Monday, August 13, 2012

So just got back from Cleveland, where my wife and I were visiting her family. Started this painting on the second day of the visit, after having told everyone how excited I was for grad school. Here it is after the first session: 
Yikes! Here I was again, giving myself more problems than I needed- unfamiliar subject matter (a lot of architectural, man-made stuff ), more than a few elements, and all on a smaller-than-advisable canvas. To top it off, I also felt the pressure of having an audience (my in-laws). I really felt like wiping the whole thing down, but decided to punish myself by finishing it. I figured that at least I'd learn my lesson  about tackling too much on a small canvas.
           I stood out in the sun (Cleveland's pretty hot- who knew?) for the next couple of days with this thing. While I didn't finish it, I was able to get enough down so that I'll be able to finish it from memory sometime soon. At any rate, here it was after the last session:

And a closer look:

                                  Not there yet, but I'm glad I stuck it out and was thankful to able to leave with my
                                 dignity intact.

Thursday, August 2, 2012

                          So here ‘tis, finished at least for now. There are earlier versions posted below, the most recent of which shows the state it was at when I took it to my mentor George Nick for our first meeting.

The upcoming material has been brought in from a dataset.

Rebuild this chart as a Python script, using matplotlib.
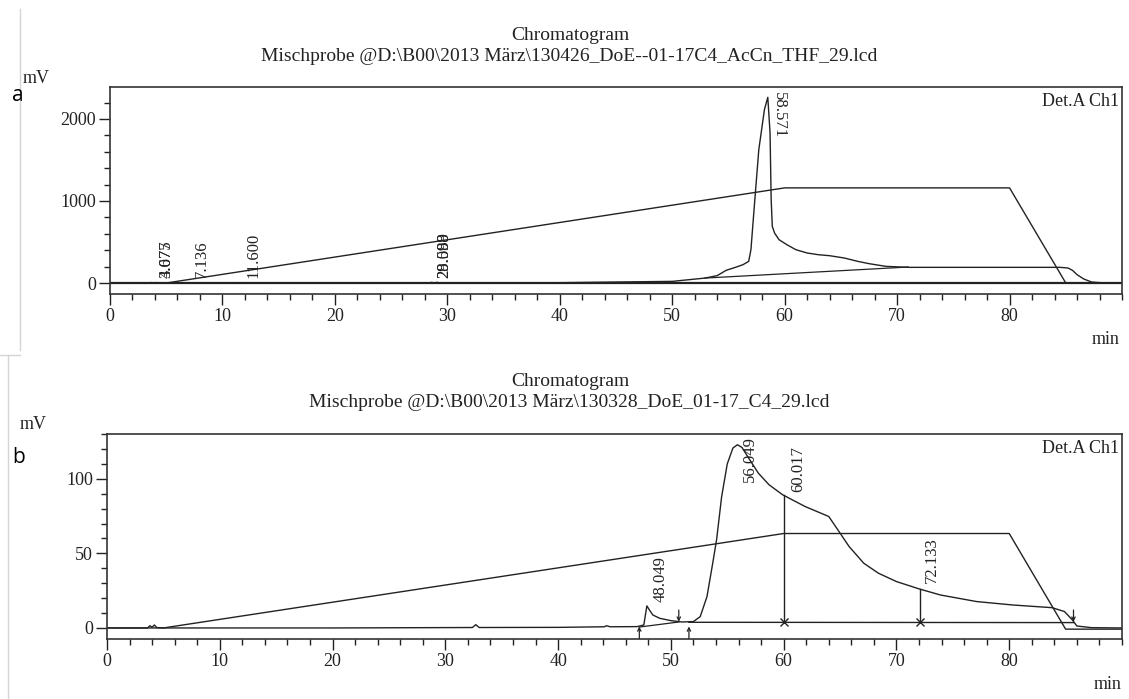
import matplotlib
matplotlib.use("Agg")
import matplotlib.pyplot as plt
from matplotlib.lines import Line2D
from matplotlib.ticker import MultipleLocator

# ---- panel a data ----
a_time = [0, 3.5, 3.675, 3.9, 4.077, 4.3, 7.0, 7.136, 7.3, 11.4, 11.6, 11.8, 28.4, 28.589, 28.8,
          29.098, 29.3, 40, 50, 52.9, 54.0, 54.8, 55.6, 56.3, 56.8, 57.0, 57.3, 57.7, 58.2, 58.5,
          58.7, 58.8, 58.9, 59.1, 59.5, 60.2, 61, 62, 63, 64, 65.3, 66.5, 67.5, 69, 71, 75, 80,
          84.5, 85.2, 85.6, 86.0, 86.6, 87.3, 88.5, 90]
a_signal = [0, 0, 6, 1, 6, 0, 0, 5, 0, 0, 5, 0, 0, 8, 1,
            8, 1, 4, 20, 60, 90, 155, 190, 224, 264, 406, 935, 1626, 2114, 2264,
            1830, 1016, 691, 610, 528, 467, 406, 366, 345, 333, 305, 264, 236, 203, 191, 191, 191,
            191, 183, 154, 102, 49, 12, 0, 0]
a_grad_time = [0, 5.0, 60, 80, 85, 90]
a_grad = [0, 0, 1160, 1160, 0, 0]
a_base_time = [52.9, 71.0]
a_base = [60, 195]
a_labels = ["3.675", "4.077", "7.136", "11.600", "28.589", "29.098", "58.571"]
a_label_x = [5.0, 5.0, 8.2, 12.8, 29.7, 29.7, 59.5]
a_label_y = [65, 65, 65, 65, 65, 65, 2330]
a_label_rot = [90, 90, 90, 90, 90, 90, -90]

# ---- panel b data ----
b_time = [0, 3.6, 3.8, 4.0, 4.2, 4.4, 5.0, 20, 32.4, 32.7, 33.0, 40.1, 44.1, 44.3, 44.6, 47.0,
          47.6, 47.87, 48.1, 48.4, 49.0, 50.0, 51.0, 52.0, 52.6, 53.2, 53.7, 54.05, 54.5, 55.0,
          55.5, 55.9, 56.3, 56.8, 57.75, 58.7, 59.9, 61.9, 64.0, 64.8, 65.8, 67.1, 68.4, 70.0,
          72.0, 73.9, 77.1, 80.3, 83.8, 84.9, 85.6, 86.0, 87.3, 90]
b_signal = [0, 0, 1.5, 0.5, 2.0, 0.3, 0, 0, 0.3, 2.2, 0.3, 0.4, 0.8, 1.5, 0.8, 0.9,
            2.0, 14.8, 12.0, 8.7, 6.5, 4.9, 4.0, 4.3, 7.6, 21.0, 43.0, 59.0, 88.0, 110.0,
            120.6, 122.8, 121.0, 115.0, 103.8, 96.0, 89.3, 81.4, 74.7, 65.8, 54.6, 43.4, 36.7, 31.1,
            26.2, 22.1, 17.7, 15.4, 13.6, 11.0, 5.4, 1.3, 0.2, 0]
b_grad_time = [0, 5.0, 60, 80, 85, 90]
b_grad = [0, 0, 63.3, 63.3, -0.8, -0.8]
b_base1_time = [47.2, 50.7]
b_base1 = [0.6, 4.0]
b_base2_time = [51.6, 85.7]
b_base2 = [3.8, 3.6]
b_drop_time = [60.017, 72.133]
b_drop_top = [89.0, 26.0]
b_up_arrows = [47.2, 51.6]
b_down_arrows = [50.7, 85.7]
b_labels = ["48.049", "56.049", "60.017", "72.133"]
b_label_x = [49.1, 57.0, 61.3, 73.1]
b_label_y = [17.5, 97.5, 91.0, 30.0]

title1 = "Chromatogram"
a_title2 = "Mischprobe @D:\\B00\\2013 März\\130426_DoE--01-17C4_AcCn_THF_29.lcd"
b_title2 = "Mischprobe @D:\\B00\\2013 März\\130328_DoE_01-17_C4_29.lcd"

SERIF = "Liberation Serif"
INK = "#222222"
W, H = 1129, 699

fig = plt.figure(figsize=(W / 100, H / 100), dpi=100)


def fx(px):
    return px / W


def fy(py):
    return 1 - py / H


def style_axes(ax, ylim, ymajor, yminor):
    ax.set_xlim(0, 90)
    ax.set_ylim(*ylim)
    ax.xaxis.set_major_locator(MultipleLocator(10))
    ax.xaxis.set_minor_locator(MultipleLocator(2))
    ax.yaxis.set_major_locator(MultipleLocator(ymajor))
    ax.yaxis.set_minor_locator(MultipleLocator(yminor))
    ax.set_xticks([0, 10, 20, 30, 40, 50, 60, 70, 80])
    ax.tick_params(axis="both", which="major", direction="out", length=8, width=1.0,
                   color=INK, labelsize=13, pad=2)
    ax.tick_params(axis="both", which="minor", direction="out", length=4.5, width=1.0, color=INK)
    for lab in ax.get_xticklabels() + ax.get_yticklabels():
        lab.set_fontfamily(SERIF)
        lab.set_color(INK)
    for sp in ax.spines.values():
        sp.set_color("#333333")
        sp.set_linewidth(1.2)
    ax.text(0.997, 0.97, "Det.A Ch1", transform=ax.transAxes, ha="right", va="top",
            fontsize=13, family=SERIF, color=INK)


def arrow(ax, x, y_from, y_to):
    ax.annotate("", xy=(x, y_to), xytext=(x, y_from),
                arrowprops=dict(arrowstyle="->", color=INK, lw=0.9, mutation_scale=6,
                                shrinkA=0, shrinkB=0))


# ---- panel a ----
ax1 = fig.add_axes([fx(110), fy(294), fx(1122 - 110), (294 - 87) / H])
ax1.plot(a_grad_time, a_grad, color=INK, lw=1.0)
ax1.axhline(0, color=INK, lw=1.6)
ax1.plot(a_time, a_signal, color=INK, lw=1.0)
ax1.plot(a_base_time, a_base, color=INK, lw=0.9)
for txt, x, y, r in zip(a_labels, a_label_x, a_label_y, a_label_rot):
    ax1.text(x, y, txt, rotation=r, ha="center", va="bottom" if r == 90 else "top",
             fontsize=12, family=SERIF, color=INK)
style_axes(ax1, (-134, 2390), 1000, 200)

# ---- panel b ----
ax2 = fig.add_axes([fx(107), fy(639), fx(1122 - 107), (639 - 434) / H])
ax2.plot(b_grad_time, b_grad, color=INK, lw=1.0)
ax2.plot(b_time, b_signal, color=INK, lw=1.0)
ax2.plot(b_base1_time, b_base1, color=INK, lw=0.9)
ax2.plot(b_base2_time, b_base2, color=INK, lw=1.0)
for t, top in zip(b_drop_time, b_drop_top):
    ax2.plot([t, t], [b_base2[0], top], color=INK, lw=1.0)
    ax2.plot(t, b_base2[0], marker="x", ms=6, mew=1.0, color=INK)
for t in b_up_arrows:
    arrow(ax2, t, -7.0, 1.0)
for t in b_down_arrows:
    arrow(ax2, t, 12.0, 4.2)
for txt, x, y in zip(b_labels, b_label_x, b_label_y):
    ax2.text(x, y, txt, rotation=90, ha="center", va="bottom",
             fontsize=12, family=SERIF, color=INK)
style_axes(ax2, (-7.4, 130), 50, 10)

# ---- titles and axis captions ----
for base1, base2, title2 in [(40, 61, a_title2), (386, 407, b_title2)]:
    fig.text(fx(570), fy(base1), title1, ha="center", va="baseline",
             fontsize=14, family=SERIF, color=INK)
    fig.text(fx(569), fy(base2), title2, ha="center", va="baseline",
             fontsize=14, family=SERIF, color=INK)

fig.text(fx(23), fy(83), "mV", ha="left", va="baseline", fontsize=13, family=SERIF, color=INK)
fig.text(fx(20), fy(429), "mV", ha="left", va="baseline", fontsize=13, family=SERIF, color=INK)
fig.text(fx(1120), fy(344), "min", ha="right", va="baseline", fontsize=13, family=SERIF, color=INK)
fig.text(fx(1122), fy(689), "min", ha="right", va="baseline", fontsize=13, family=SERIF, color=INK)
fig.text(fx(12), fy(101), "a", ha="left", va="baseline", fontsize=15, family="Open Sans", color="black")
fig.text(fx(12), fy(463), "b", ha="left", va="baseline", fontsize=15, family="Open Sans", color="black")

# faint crop borders from the source scan
for xs, ys in [([20, 20], [9, 350]), ([8, 8], [355, 699]), ([0, 20], [355, 355])]:
    fig.add_artist(Line2D([fx(v) for v in xs], [fy(v) for v in ys],
                          transform=fig.transFigure, color="#d4d4d4", lw=1.0))

fig.savefig("out.png", dpi=100)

I’ve long been an admirer of Nick’s work, and it would be no stretch to say he’s one of my heroes in terms of Painting.
            My first real life encounter with George and his work did not disappoint. Still painting and every bit as much the curmudgeon friends’ tales had led me to believe, he is, in a word, fierce. There was no shortage of work, both new and old, to look at. It was something else to hear the behind-the-scenes action.
            First of all, while I knew they were all painted from life, I had no idea of the lengths to which he’d go to finish it all from life. From houses being repainted  halfway through a work, to shop window displays being changed two or three times, to a guy wielding a jackhammer ten feet away from him for an hour, George Nick paints what he sees and will make major changes as they pop up without hesitation. “Nothing’s gonna keep me from painting”, he says. He strongly encourages students to work from life, not photos. “It’s harder,” he says, “but the rewards are there”.
            I’m pleased to report that he had some nice stuff to say about my work (for real- I’d be lyin’ if I said any different). He also, of course had a lot to say in terms of how it could improve. Of the duck (and of a few other paintings, primarily still lives) he said he liked the main object, but had problems with the cast shadow and the background. Granted, it wasn’t done, but I could see what he was getting at. He said he’d like to see as much effort and concentration expended on every square inch of the canvas. “No hard parts and then easy parts- I want it all to be hard for you.” In truth, I kind of like how my objects emerge from their surrounding chaos, like they’re coming out of the Void. I see them as metaphors for perception, with the primary object becoming our object of focus and the rest drifting back into the universe’s general detritus… And yet, George Nick is George Nick. While I do intend to explore my ideas concerning object/Void further, a little more focus and hard observational work spent on my backgrounds is certainly an idea worth pursuing. His comments on the painting above certainly helped to bring it to another place.